* Task details *
Locate every line in the material below that has the word "matplotlib". Copy each of those lines.

* Information shown *
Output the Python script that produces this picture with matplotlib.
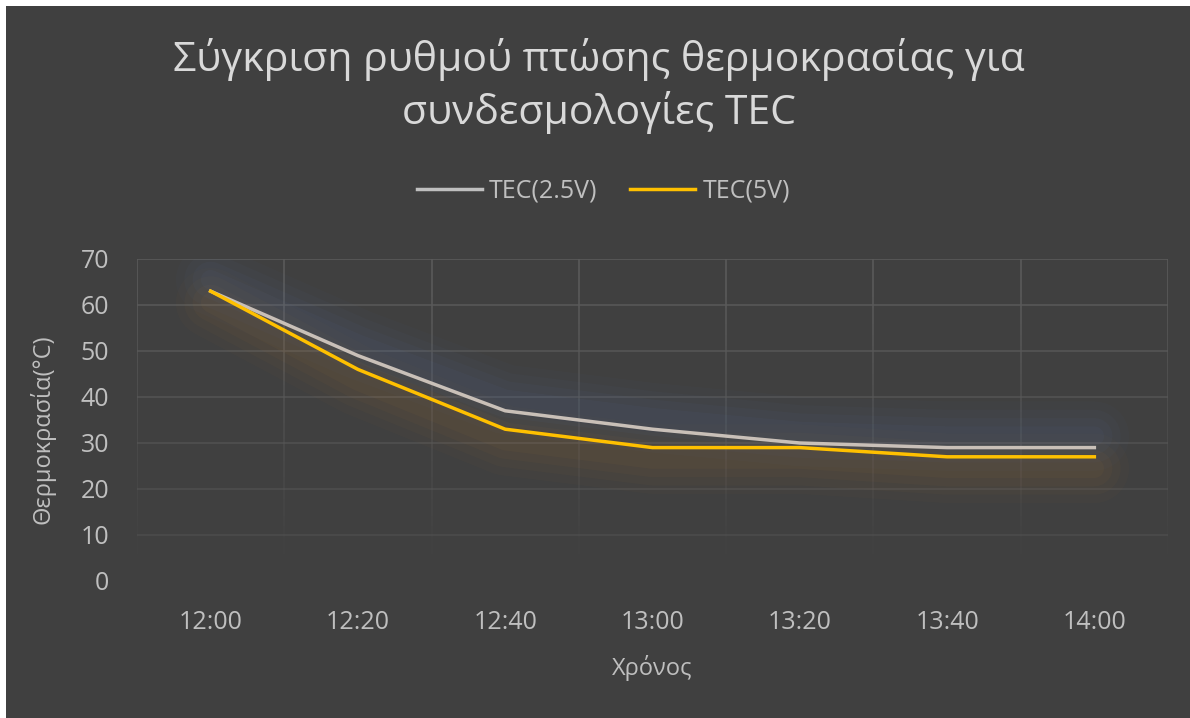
import numpy as np
import matplotlib.pyplot as plt
from matplotlib.collections import LineCollection
from matplotlib.patches import Rectangle

plt.rcParams['font.family'] = ['Open Sans', 'DejaVu Sans']

times = ['12:00', '12:20', '12:40', '13:00', '13:20', '13:40', '14:00']
tec_25 = [63, 49, 37, 33, 30, 29, 29]
tec_5 = [63, 46, 33, 29, 29, 27, 27]
yticks = [0, 10, 20, 30, 40, 50, 60, 70]

bg = '#404040'
txt = '#bfbfbf'
grid_c = '#5a5a5a'
gray_line = '#c9c0b8'
yellow = '#ffc000'

fig = plt.figure(figsize=(11.9, 7.18), dpi=100, facecolor='white')
fig.patches.append(Rectangle((6 / 1190, 0), 1, 1 - 6 / 718, transform=fig.transFigure,
                             facecolor=bg, edgecolor='none', zorder=-10))

ax = fig.add_axes([137 / 1190, 1 - 581 / 718, (1168 - 137) / 1190, (581 - 259) / 718])
ax.set_facecolor('none')
x = np.arange(len(times))
ax.set_xlim(-0.5, len(times) - 0.5)
ax.set_ylim(0, 70)

# fading gridlines (lighter at top, vanish towards the bottom)
for yv in yticks[1:]:
    ax.axhline(yv, color=grid_c, lw=1.2, alpha=0.35 + 0.65 * yv / 70, zorder=0)
ys = np.linspace(0, 70, 60)
for xv in np.arange(-0.5, len(times), 1.0):
    segs = [[(xv, ys[i]), (xv, ys[i + 1])] for i in range(len(ys) - 1)]
    alphas = np.clip((ys[:-1] - 3) / 60, 0, 1)
    cols = [(0x5a / 255, 0x5a / 255, 0x5a / 255, a) for a in alphas]
    ax.add_collection(LineCollection(segs, colors=cols, lw=1.2, zorder=0))

# soft glow behind lines
for w, a in [(50, 0.03), (38, 0.04), (26, 0.05), (14, 0.06)]:
    ax.plot(x, np.array(tec_25) + 2.5, color='#5a78b0', lw=w, alpha=a,
            solid_capstyle='round', zorder=1)
    ax.plot(x, np.array(tec_5) - 2.5, color='#b07a3a', lw=w, alpha=a,
            solid_capstyle='round', zorder=1)

ax.plot(x, tec_25, color=gray_line, lw=2.5, label='TEC(2.5V)', zorder=3)
ax.plot(x, tec_5, color=yellow, lw=2.5, label='TEC(5V)', zorder=4)

ax.set_xticks(x)
ax.set_xticklabels(times)
ax.set_yticks(yticks)
ax.tick_params(colors=txt, labelsize=18, length=0)
ax.tick_params(axis='y', pad=20)
ax.tick_params(axis='x', pad=21)
for s in ax.spines.values():
    s.set_visible(False)

ax.set_xlabel('Χρόνος', color=txt, fontsize=17, va='center')
ax.xaxis.set_label_coords(0.5, -0.27)
ax.set_ylabel('Θερμοκρασία(°C)', color=txt, fontsize=17, va='center')
ax.yaxis.set_label_coords(-0.092, 0.47)

fig.text(0.503, 1 - 86 / 718, 'Σύγκριση ρυθμού πτώσης θερμοκρασίας για\nσυνδεσμολογίες TEC',
         ha='center', va='center', color='#d9d9d9', fontsize=29.5, linespacing=1.3)

h1, = ax.plot([], [], color='#bfbfbf', lw=2.5)
h2, = ax.plot([], [], color=yellow, lw=2.5)
leg = fig.legend([h1, h2], ['TEC(2.5V)', 'TEC(5V)'], loc='center',
                 bbox_to_anchor=(0.507, 1 - 191 / 718), ncol=2, frameon=False,
                 fontsize=18, handlelength=2.6, handletextpad=0.3, columnspacing=1.3)
for t in leg.get_texts():
    t.set_color(txt)

fig.savefig('out.png', dpi=100, facecolor='white')
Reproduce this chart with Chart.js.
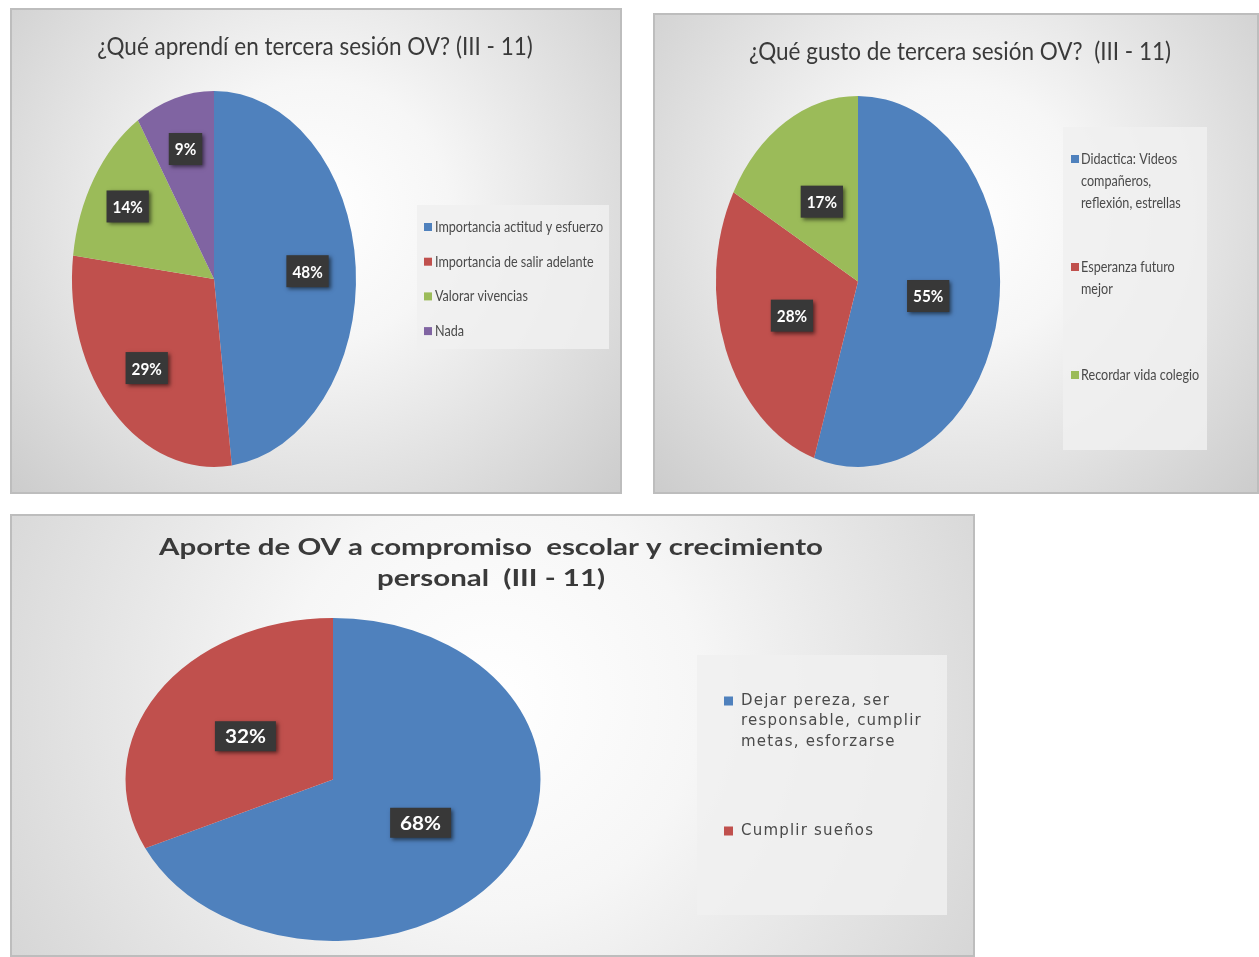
<!DOCTYPE html>
<html>
<head>
<meta charset="utf-8">
<script src="https://cdn.jsdelivr.net/npm/chart.js@4.4.1/dist/chart.umd.min.js"></script>
<style>
  body { margin: 0; background: #fff; width: 1259px; height: 957px; position: relative; overflow: hidden; }
  .panel { position: absolute; }
</style>
</head>
<body>
<div class="panel" style="left:10px;top:8px;width:612px;height:486px"><canvas id="graph1"></canvas></div>
<div class="panel" style="left:653px;top:13px;width:606px;height:481px"><canvas id="graph2"></canvas></div>
<div class="panel" style="left:10px;top:514px;width:965px;height:443px"><canvas id="graph3"></canvas></div>
<script>
// data
const title1 = ['¿Qué aprendí en tercera sesión OV? (III - 11)'];
const labels1 = [['Importancia actitud y esfuerzo'], ['Importancia de salir adelante'], ['Valorar vivencias'], ['Nada']];
const values1 = [48, 29, 14, 9];

const title2 = ['¿Qué gusto de tercera sesión OV?  (III - 11)'];
const labels2 = [['Didactica: Videos', 'compañeros,', 'reflexión, estrellas'], ['Esperanza futuro', 'mejor'], ['Recordar vida colegio']];
const values2 = [55, 28, 17];

const title3 = ['Aporte de OV a compromiso  escolar y crecimiento', 'personal  (III - 11)'];
const labels3 = [['Dejar pereza, ser', 'responsable, cumplir', 'metas, esforzarse'], ['Cumplir sueños']];
const values3 = [68, 32];

const colors = ['#4F81BD', '#C0504D', '#9BBB59', '#8064A2'];

// draws text squeezed or stretched horizontally around its anchor
function fitText(ctx, text, x, y, sx) {
  ctx.save();
  ctx.translate(x, y);
  ctx.scale(sx, 1);
  ctx.fillText(text, 0, 0);
  ctx.restore();
}

const panelPlugin = {
  id: 'panel',
  beforeDraw(chart, args, o) {
    const ctx = chart.ctx;
    const W = chart.width, H = chart.height;
    ctx.save();
    const g = ctx.createRadialGradient(W * 0.5, H * 0.42, 0, W * 0.5, H * 0.42, Math.max(W, H) * 0.72);
    g.addColorStop(0, '#ffffff');
    g.addColorStop(0.3, '#f6f6f6');
    g.addColorStop(1, '#c8c8c8');
    ctx.fillStyle = g;
    ctx.fillRect(0, 0, W, H);
    ctx.strokeStyle = '#bdbdbd';
    ctx.lineWidth = 2;
    ctx.strokeRect(1, 1, W - 2, H - 2);

    // title
    ctx.fillStyle = '#3a3a3a';
    ctx.font = o.titleFont;
    ctx.textAlign = 'center';
    ctx.textBaseline = 'middle';
    o.title.forEach((t, i) => fitText(ctx, t, o.titleX, o.titleY + i * o.titleLine, o.titleScale));

    // legend
    const lg = o.legend;
    ctx.fillStyle = 'rgba(240,240,240,0.85)';
    ctx.fillRect(lg.x, lg.y, lg.w, lg.h);
    ctx.font = o.legendFont;
    ctx.letterSpacing = lg.spacing;
    ctx.textAlign = 'left';
    chart.data.labels.forEach((lines, i) => {
      const y0 = lg.first + i * lg.gap;
      ctx.fillStyle = chart.data.datasets[0].backgroundColor[i];
      ctx.fillRect(lg.mx, y0 - lg.ms / 2, lg.ms, lg.ms);
      ctx.fillStyle = '#4a4a4a';
      lines.forEach((t, j) => fitText(ctx, t, lg.tx, y0 + j * lg.line, lg.scale));
    });
    ctx.restore();
  },
  beforeDatasetsDraw(chart, args, o) {
    const arc = chart.getDatasetMeta(0).data[0];
    const ctx = chart.ctx;
    ctx.save();
    ctx.translate(arc.x, arc.y);
    ctx.scale(o.sx, o.sy);
    ctx.translate(-arc.x, -arc.y);
  },
  afterDatasetsDraw(chart, args, o) {
    const ctx = chart.ctx;
    ctx.restore();
    const vals = chart.data.datasets[0].data;
    const sum = vals.reduce((a, b) => a + b, 0);
    ctx.save();
    ctx.font = o.valueFont;
    ctx.textAlign = 'center';
    ctx.textBaseline = 'middle';
    chart.getDatasetMeta(0).data.forEach((arc, i) => {
      const mid = (arc.startAngle + arc.endAngle) / 2;
      const r = arc.outerRadius * o.labelRadius[i];
      const x = arc.x + Math.cos(mid) * r * o.sx;
      const y = arc.y + Math.sin(mid) * r * o.sy;
      const txt = Math.round(vals[i] / sum * 100) + '%';
      const tw = ctx.measureText(txt).width * o.valueScale;
      const bw = tw + o.boxPad * 2, bh = o.boxH;
      ctx.shadowColor = 'rgba(0,0,0,0.55)';
      ctx.shadowBlur = 4;
      ctx.shadowOffsetX = 2;
      ctx.shadowOffsetY = 2;
      ctx.fillStyle = '#383838';
      ctx.fillRect(x - bw / 2, y - bh / 2, bw, bh);
      ctx.shadowColor = 'transparent';
      ctx.fillStyle = '#ffffff';
      fitText(ctx, txt, x, y + 1, o.valueScale);
    });
    ctx.restore();
  }
};

function makePie(id, labels, values, pad, panel) {
  const ctx = document.getElementById(id).getContext('2d');
  return new Chart(ctx, {
    type: 'pie',
    data: {
      labels: labels,
      datasets: [{
        data: values,
        backgroundColor: colors.slice(0, values.length),
        borderWidth: 0,
        clip: false
      }]
    },
    options: {
      responsive: true,
      maintainAspectRatio: false,
      animation: false,
      events: [],
      layout: { padding: pad },
      plugins: {
        legend: { display: false },
        tooltip: { enabled: false },
        panel: panel
      }
    },
    plugins: [panelPlugin]
  });
}

var graph1 = makePie('graph1', labels1, values1,
  { left: 16, top: 83, right: 220, bottom: 27 },
  {
    title: title1, titleFont: '25px Lato', titleX: 305, titleY: 39, titleLine: 30, titleScale: 0.9,
    legendFont: '15px Lato',
    legend: { x: 407, y: 197, w: 192, h: 144, first: 219, gap: 34.7, line: 22, mx: 414, ms: 8, tx: 425, scale: 0.84, spacing: '0px' },
    sx: 142 / 188, sy: 1, labelRadius: [0.66, 0.67, 0.72, 0.72],
    valueFont: 'bold 17px Lato', valueScale: 0.9, boxPad: 6, boxH: 32
  });

var graph2 = makePie('graph2', labels2, values2,
  { left: 19, top: 83, right: 215, bottom: 27 },
  {
    title: title2, titleFont: '25px Lato', titleX: 307, titleY: 39, titleLine: 30, titleScale: 0.9,
    legendFont: '15px Lato',
    legend: { x: 410, y: 114, w: 144, h: 323, first: 146, gap: 108, line: 22, mx: 418, ms: 8, tx: 428, scale: 0.84, spacing: '0px' },
    sx: 142.5 / 186, sy: 1, labelRadius: [0.5, 0.5, 0.5],
    valueFont: 'bold 17px Lato', valueScale: 0.9, boxPad: 6, boxH: 32
  });

var graph3 = makePie('graph3', labels3, values3,
  { left: 161, top: 104, right: 480, bottom: 16 },
  {
    title: title3, titleFont: 'bold 23px Lato', titleX: 481, titleY: 34, titleLine: 31, titleScale: 1.28,
    legendFont: '15px "DejaVu Sans"',
    legend: { x: 687, y: 141, w: 250, h: 260, first: 187, gap: 130, line: 20.5, mx: 714, ms: 9, tx: 731, scale: 1, spacing: '1.2px' },
    sx: 207.5 / 161.5, sy: 1, labelRadius: [0.5, 0.5],
    valueFont: 'bold 18px Lato', valueScale: 1.15, boxPad: 10, boxH: 30
  });
</script>
</body>
</html>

* Finished answer *
Output the Python script that produces this picture with matplotlib.
import matplotlib.pyplot as plt
from matplotlib.collections import LineCollection
from matplotlib.patches import Rectangle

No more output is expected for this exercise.